„Datenstaubsauger biblischen Ausmaßes“

TikTok als „Gefahr für die Demokratie“: Verbotsforderungen werden lauter

Veröffentlicht: 21.03.2024 | Geschrieben von: Christoph Pech | Letzte Aktualisierung: 21.03.2024
TikTok

Das Videonetzwerk TikTok ist eine der wichtigsten Kommunikationsplattformen der jungen Generation und zählt weltweit Milliarden Nutzer:innen. Seit einiger Zeit aber ist es ins Visier der Politik geraten. Nachdem in den USA mittlerweile offen über einen Zwangsverkauf der Plattform debattiert wird, beschäftigt sich auch die deutsche Politik intensiv mit dem Thema. TikTok wird immer wieder vorgeworfen, Sprachrohr und Spionageapparat des chinesischen Staats zu sein. Hinzu kommt, dass sich die Plattform – auch in Deutschland – zu einem Sammelbecken rechtsextremer Beeinflussung entwickelt hat.

Roderich Kiesewetter (CDU), Vizevorsitzender des Geheimdienstkontrollgremiums des Bundestages, nennt TikTok gegenüber dem Handelsblatt „eine Gefahr für unsere Demokratie“. Nicht nur werden über TikTok gezielt Desinformationen verbreitet, die Plattform werde auch „zur Spionage und zum Datenabgriff“ genutzt. Auch die EU-Kommission prüft mittlerweile in einem Verfahren im Rahmen des Digital Services Acts (DSA), ob TikTok ausreichend gegen illegale Inhalte unternimmt.

Kiesewetter für „grundsätzliches Verbot“ von TikTok

Für Kiesewetter ist es mit Regulierungen nicht getan, im Handelsblatt sagt er deutlich: „Sofern eine schärfere Regulierung nicht effizient umsetzbar ist, halte ich die Überlegung für ein grundsätzliches Verbot von TikTok für nötig“. Konsens ist die Forderung in der deutschen Politik indes noch nicht. Bundesinnenministerin Nancy Faeser (SPD) lehnt ein Verbot ab, auch wenn sie die Risiken der Plattform im Blick habe.
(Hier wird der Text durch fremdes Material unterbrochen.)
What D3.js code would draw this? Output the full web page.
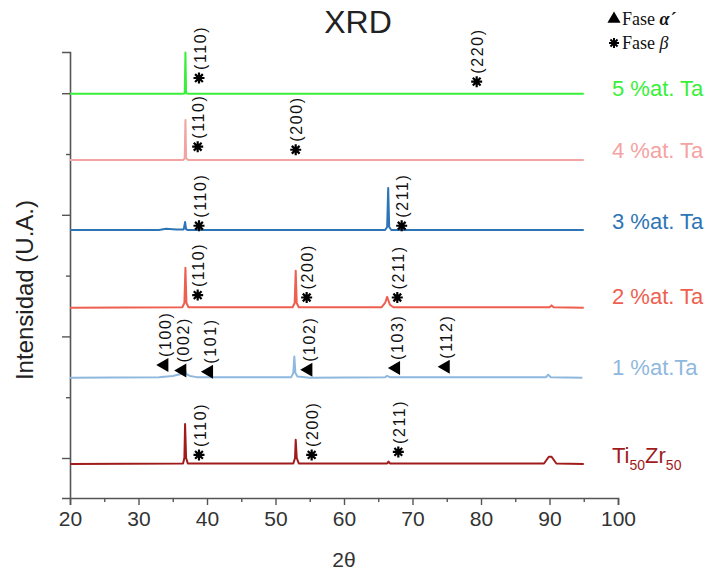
<!DOCTYPE html>
<html>
<head>
<meta charset="utf-8">
<script src="https://cdn.jsdelivr.net/npm/d3@7"></script>
<style>
	body { margin: 0; background: #fff; }
	text { font-family: "Liberation Sans", Arial, sans-serif; }
</style>
</head>
<body>
<script>
// SVG size
let width = 715,
	height = 575;

// patterns, [2theta, intensity] (stacked, in axis units)
const ti50zr50 = [[20,-0.10],[36.5,-0.09],[36.7,0.0],[36.8,0.56],[36.95,0.0],[37.2,-0.09],[52.6,-0.09],[52.85,0.0],[52.95,0.30],[53.1,0.0],[53.4,-0.09],[66.3,-0.09],[66.5,-0.06],[66.7,-0.09],[89.2,-0.09],[89.9,0.02],[90.3,0.02],[91,-0.09],[95,-0.10]];
const ta1 = [[20,1.32],[33,1.33],[35,1.35],[36.2,1.38],[36.6,1.50],[37.0,1.38],[37.5,1.35],[38.5,1.33],[52.3,1.33],[52.6,1.40],[52.75,1.67],[52.9,1.40],[53.2,1.34],[55,1.32],[66,1.33],[66.3,1.35],[66.7,1.33],[89.5,1.33],[89.8,1.37],[90.2,1.33],[94.8,1.32]];
const ta2 = [[20,2.47],[36.4,2.48],[36.7,2.55],[36.85,3.13],[37.0,2.55],[37.3,2.48],[52.5,2.48],[52.8,2.55],[52.95,3.08],[53.1,2.55],[53.4,2.48],[65.5,2.48],[66.0,2.55],[66.3,2.65],[66.7,2.52],[67.2,2.48],[90,2.48],[90.3,2.51],[90.6,2.48],[95,2.47]];
const ta3 = [[20,3.75],[33,3.75],[34,3.77],[35.5,3.76],[36.6,3.76],[36.8,3.88],[36.95,3.76],[37.2,3.75],[66.0,3.75],[66.3,3.80],[66.45,4.44],[66.6,3.80],[66.9,3.75],[95,3.75]];
const ta4 = [[20,4.90],[36.5,4.90],[36.75,4.93],[36.85,5.56],[36.95,4.93],[37.3,4.90],[95,4.90]];
const ta5 = [[20,5.99],[36.5,5.99],[36.75,6.0],[36.85,6.67],[36.95,6.0],[37.3,5.99],[95,5.99]];

const seriesNames = ["Ti50Zr50", "1 %at.Ta", "2 %at. Ta", "3 %at. Ta", "4 %at. Ta", "5 %at. Ta"];
const seriesData = [ti50zr50, ta1, ta2, ta3, ta4, ta5];
const seriesColors = ["#a01c1c", "#8fb8de", "#ee5f50", "#2e75b6", "#f4a3a3", "#38f038"];
const labelLevels = [-0.08, 1.37, 2.54, 3.76, 4.94, 5.96];

// peak annotations: [hkl, 2theta, level, phase]
const peaks = [
	["(110)", 38.83, 6.25, "b"], ["(220)", 79.37, 6.19, "b"],
	["(110)", 38.64, 5.12, "b"], ["(200)", 52.95, 5.07, "b"],
	["(110)", 38.83, 3.82, "b"], ["(211)", 68.42, 3.82, "b"],
	["(110)", 38.64, 2.68, "b"], ["(200)", 54.55, 2.64, "b"], ["(211)", 67.78, 2.64, "b"],
	["(100)", 33.77, 1.53, "a"], ["(002)", 36.39, 1.44, "a"], ["(101)", 40.29, 1.42, "a"],
	["(102)", 54.79, 1.45, "a"], ["(103)", 67.59, 1.48, "a"], ["(112)", 74.85, 1.50, "a"],
	["(110)", 38.83, 0.05, "b"], ["(200)", 55.28, 0.05, "b"], ["(211)", 67.93, 0.10, "b"]
];

const xTicks = [20, 30, 40, 50, 60, 70, 80, 90, 100];

let margin = {top: 52, right: 97, bottom: 77, left: 70};
let w = width - margin.left - margin.right,
	h = height - margin.top - margin.bottom;

let svg = d3.select("body").append("svg")
	.attr("width", width)
	.attr("height", height);

let g = svg.append("g")
	.attr("transform", "translate(" + margin.left + "," + margin.top + ")");

const x = d3.scaleLinear().domain([20, 100]).range([0, w]);
const y = d3.scaleLinear().domain([-0.658, 6.678]).range([h, 0]);

// asterisk for beta phase
const asterisk = function(r) {
	let p = "";
	for (let i = 0; i < 4; i++) {
		let a = i * Math.PI / 4;
		p += "M" + (-r * Math.cos(a)) + "," + (-r * Math.sin(a)) + "L" + (r * Math.cos(a)) + "," + (r * Math.sin(a));
	}
	return p;
};

// axes
let xAxis = g.append("g")
	.attr("transform", "translate(0," + h + ")")
	.call(d3.axisBottom(x).tickValues(xTicks).tickSize(7).tickPadding(6));
g.append("g")
	.attr("transform", "translate(0," + h + ")")
	.call(d3.axisBottom(x).tickValues(d3.range(25, 100, 10)).tickSize(4).tickFormat(""))
	.select(".domain").remove();
let yAxis = g.append("g")
	.call(d3.axisLeft(y).tickValues([0, 2, 4, 6]).tickSize(8).tickFormat(""));
g.append("g")
	.call(d3.axisLeft(y).tickValues([1, 3, 5]).tickSize(4).tickFormat(""))
	.select(".domain").remove();

g.selectAll(".domain").attr("stroke", "#555").attr("stroke-width", 1.6);
g.selectAll(".tick line").attr("stroke", "#555").attr("stroke-width", 1.4);
xAxis.selectAll(".tick text")
	.attr("font-size", 21)
	.attr("fill", "#333")
	.style("font-family", "Liberation Sans, Arial, sans-serif");

// patterns
let line = d3.line()
	.x(function(d) { return x(d[0]); })
	.y(function(d) { return y(d[1]); });

g.selectAll(".pattern")
	.data(seriesData)
	.enter()
	.append("path")
	.attr("class", "pattern")
	.attr("d", line)
	.attr("fill", "none")
	.attr("stroke", function(d, i) { return seriesColors[i]; })
	.attr("stroke-width", 2)
	.attr("stroke-linejoin", "round");

// annotations
let ann = g.selectAll(".ann")
	.data(peaks)
	.enter()
	.append("g")
	.attr("class", "ann")
	.attr("transform", function(d) { return "translate(" + x(d[1]) + "," + y(d[2]) + ")"; });

ann.filter(function(d) { return d[3] === "b"; })
	.append("path")
	.attr("d", asterisk(5.5))
	.attr("stroke", "#000")
	.attr("stroke-width", 2.2);

ann.filter(function(d) { return d[3] === "a"; })
	.append("path")
	.attr("d", d3.symbol().type(d3.symbolTriangle).size(85))
	.attr("transform", "rotate(-90)")
	.attr("fill", "#000");

ann.append("text")
	.attr("transform", "rotate(-90)")
	.attr("x", 8)
	.attr("y", 1)
	.attr("dy", "0.35em")
	.attr("font-size", 16)
	.attr("letter-spacing", 1.6)
	.attr("fill", "#111")
	.text(function(d) { return d[0]; });

// series labels
const labelX = w - 6;

g.selectAll(".slabel")
	.data(seriesNames.slice(1))
	.enter()
	.append("text")
	.attr("class", "slabel")
	.attr("x", labelX)
	.attr("y", function(d, i) { return y(labelLevels[i + 1]); })
	.attr("font-size", 22)
	.attr("fill", function(d, i) { return seriesColors[i + 1]; })
	.text(function(d) { return d; });

let tz = g.append("text")
	.attr("x", labelX)
	.attr("y", y(labelLevels[0]))
	.attr("font-size", 22)
	.attr("fill", seriesColors[0]);
tz.append("tspan").text("Ti");
tz.append("tspan").attr("font-size", 14).attr("dy", 7).text("50");
tz.append("tspan").attr("dy", -7).text("Zr");
tz.append("tspan").attr("font-size", 14).attr("dy", 7).text("50");

// title and axis labels
svg.append("text")
	.attr("x", 358)
	.attr("y", 33)
	.attr("text-anchor", "middle")
	.attr("font-size", 32)
	.attr("fill", "#222")
	.text("XRD");

svg.append("text")
	.attr("x", margin.left + w / 2)
	.attr("y", 567)
	.attr("text-anchor", "middle")
	.attr("font-size", 21)
	.attr("fill", "#333")
	.text("2θ");

svg.append("text")
	.attr("transform", "rotate(-90)")
	.attr("x", -290)
	.attr("y", 33)
	.attr("text-anchor", "middle")
	.attr("font-size", 24)
	.attr("fill", "#222")
	.text("Intensidad (U.A.)");

// legend
let legend = svg.append("g")
	.attr("transform", "translate(607,0)");

legend.append("path")
	.attr("d", d3.symbol().type(d3.symbolTriangle).size(75))
	.attr("transform", "translate(7,19)")
	.attr("fill", "#000");
let la = legend.append("text")
	.attr("x", 15)
	.attr("y", 25)
	.attr("font-size", 18)
	.style("font-family", "Liberation Serif, Times New Roman, serif")
	.attr("fill", "#111");
la.append("tspan").text("Fase ");
la.append("tspan").attr("font-weight", "bold").attr("font-style", "italic").text("α´");

legend.append("path")
	.attr("d", asterisk(5))
	.attr("transform", "translate(7,43)")
	.attr("stroke", "#000")
	.attr("stroke-width", 2);
let lb = legend.append("text")
	.attr("x", 15)
	.attr("y", 49)
	.attr("font-size", 18)
	.style("font-family", "Liberation Serif, Times New Roman, serif")
	.attr("fill", "#111");
lb.append("tspan").text("Fase ");
lb.append("tspan").attr("font-style", "italic").text("β");
</script>
</body>
</html>
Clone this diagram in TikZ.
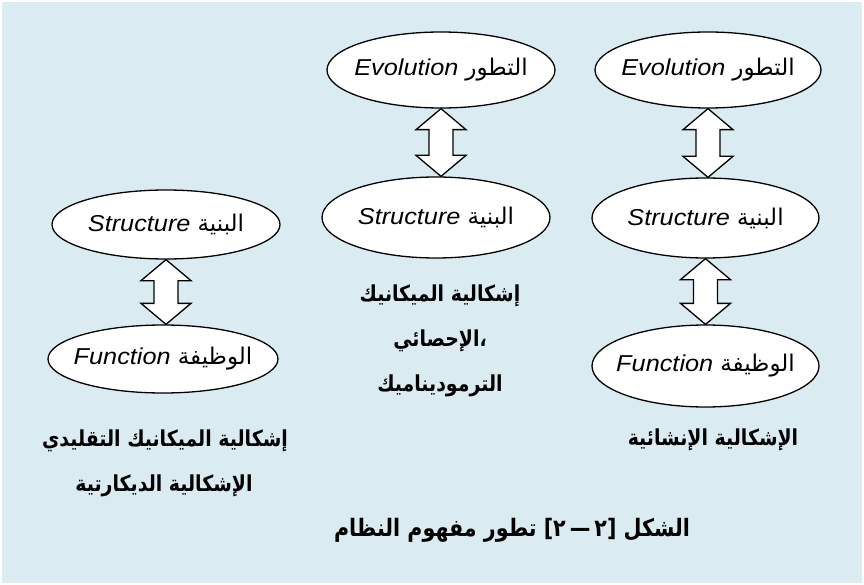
\documentclass[tikz,border=0pt]{standalone}
\usepackage{fontspec}
\setmainfont{Liberation Sans}[FakeStretch=1.1]
\newfontfamily\arabicfont[Script=Arabic]{DejaVu Sans}
\newfontfamily\arabiclbl[Script=Arabic,FakeStretch=0.86]{DejaVu Sans}
\TeXXeTstate=1
\usetikzlibrary{shapes.geometric,calc}
\definecolor{bgblue}{RGB}{218,236,242}
\newcommand{\ar}[1]{{\arabicfont\beginR #1\endR}}
\newcommand{\twoway}[2]{%
  \draw[dblarrow] let \p1=(#1.south), \p2=(#2.north) in
    (\x1,\y1) -- (\x1+25bp,\y1-21bp) -- (\x1+12bp,\y1-21bp) -- (\x1+12bp,\y2+21bp)
    -- (\x1+25bp,\y2+21bp) -- (\x1,\y2) -- (\x1-25bp,\y2+21bp) -- (\x1-12bp,\y2+21bp)
    -- (\x1-12bp,\y1-21bp) -- (\x1-25bp,\y1-21bp) -- cycle;}
\tikzset{
  oval/.style={ellipse, draw, line width=1.3bp, fill=white, inner sep=0pt},
  ovtext/.style={inner sep=0pt, font=\fontsize{23bp}{27bp}\selectfont},
  lbl/.style={font=\fontsize{22bp}{26bp}\selectfont\arabiclbl\bfseries, inner sep=0pt},
  caplbl/.style={lbl, font=\fontsize{24bp}{28bp}\selectfont\arabiclbl\bfseries},
  dblarrow/.style={draw, line width=1.3bp, fill=white, line join=miter},
}
\begin{document}
\begin{tikzpicture}[x=1bp,y=-1bp]
\useasboundingbox (0,0) rectangle (864,585);
\fill[bgblue] (2,2) rectangle (862,583);

\node[oval, minimum width=228bp, minimum height=76bp] (e2) at (441,70) {};
\node[ovtext] (e2t) at (e2.center) {\textit{Evolution} \ar{التطور}};
\node[oval, minimum width=226bp, minimum height=76bp] (e3) at (708,70) {};
\node[ovtext] (e3t) at (e3.center) {\textit{Evolution} \ar{التطور}};

\node[oval, minimum width=228bp, minimum height=69bp] (s1) at (166,224.5) {};
\node[ovtext] (s1t) at (s1.center) {\textit{Structure} \ar{البنية}};
\node[oval, minimum width=228bp, minimum height=81bp] (s2) at (436,217.5) {};
\node[ovtext] (s2t) at (s2.center) {\textit{Structure} \ar{البنية}};
\node[oval, minimum width=227bp, minimum height=80bp] (s3) at (705.5,218) {};
\node[ovtext] (s3t) at (s3.center) {\textit{Structure} \ar{البنية}};

\node[oval, minimum width=230bp, minimum height=68bp] (f1) at (163,359) {};
\node[ovtext] (f1t) at (f1.center) {\textit{Function} \ar{الوظيفة}};
\node[oval, minimum width=227bp, minimum height=82bp] (f3) at (705.5,366) {};
\node[ovtext] (f3t) at (f3.center) {\textit{Function} \ar{الوظيفة}};

\twoway{e2}{s2}
\twoway{e3}{s3}
\twoway{s1}{f1}
\twoway{s3}{f3}

\node[lbl] (m1) at (440,296) {\beginR إشكالية الميكانيك\endR};
\node[lbl] (m2) at (440,341) {\beginR الإحصائي\endR{}،};
\node[lbl] (m3) at (440,386) {\beginR الترموديناميك\endR};

\node[lbl] (r1) at (713,440) {\beginR الإشكالية الإنشائية\endR};

\node[lbl] (l1) at (165,441) {\beginR إشكالية الميكانيك التقليدي\endR};
\node[lbl] (l2) at (164,486) {\beginR الإشكالية الديكارتية\endR};

\node[caplbl] (cap) at (512,530) {\beginR الشكل [٢\,—\,٢] تطور مفهوم النظام\endR};
\end{tikzpicture}
\end{document}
Auch SPD-Außenexperte Ralf Stegner will eher auf die „Ausschöpfung aller regulatorischen Möglichkeiten“ setzen. Rückendeckung erhalten Faeser und Stegner von Grünen-Fraktionsvize Konstantin von Notz, der „kein Fan von ohnehin schwer durchzusetzenden Verboten“ ist. Die Lösung liege für die Regierungspolitiker:innen im DSA, der große Plattformen in die Pflicht nimmt, die Verbreitung von Desinformation und illegalen Inhalten einzudämmen.

 

Die EU ist gefordert

Deutsche Politiker:innen haben die Gefahr von TikTok also erkannt, wollen den Ball aber in Richtung EU spielen. „Mit Blick auf die Nähe zum chinesischen Staat sollte die Europäische Kommission die Plattform genau unter die Lupe nehmen“, sagt Konstantin Kuhle (FDP). Das Bundesinnenministerium begrüßt das aktuell laufende Prüfverfahren der EU-Kommission. Die Bekämpfung von Hasskriminalität oder Terrorpropaganda habe eine „große Bedeutung“. Gerade auf TikTok verbreiten sich derartige Inhalte wie Lauffeuer.

Verbieten oder Präsenz zeigen?

Erst vor Kurzem wurde der Account des AfD-Politikers Maximilian Krah, der Millionen junge TikTok-Nutzer:innen erreicht, von der Plattform eingeschränkt. Seine Inhalte, die häufig homophobe Aussagen, Hetze gegen Flüchtlinge und Verschwörungstheorien enthalten, haben laut TikTok wiederholt gegen die Community-Richtlinien verstoßen. Krahs Videos sind aktuell nur zu finden, wenn man seinen Account direkt aufruft. Die AfD erreicht auf TikTok mehr Nutzer:innen als alle anderen Bundestagsparteien zusammen.

Um dem entgegenzuwirken, hat Bundeskanzler Olaf Scholz einen eigenen Regierungsaccount auf TikTok angekündigt. Gesundheitsminister Karl Lauterbach hat kürzlich selbst angefangen, Videos bei TikTok zu veröffentlichen. „Politik muss auch dort sein, wo viele Bürgerinnen und Bürger sind. Es ist daher nur konsequent, dass dieses Versäumnis nun nachgeholt wird“, kommentiert dies SPD-Digitalexperte Jens Zimmermann. Roderich Kiesewetter von der CDU sieht das entschieden anders: „Es wäre notwendig, die breite Gesellschaft auf die Risiken dieser App hinzuweisen und nicht noch mehr User anregen zu wollen“.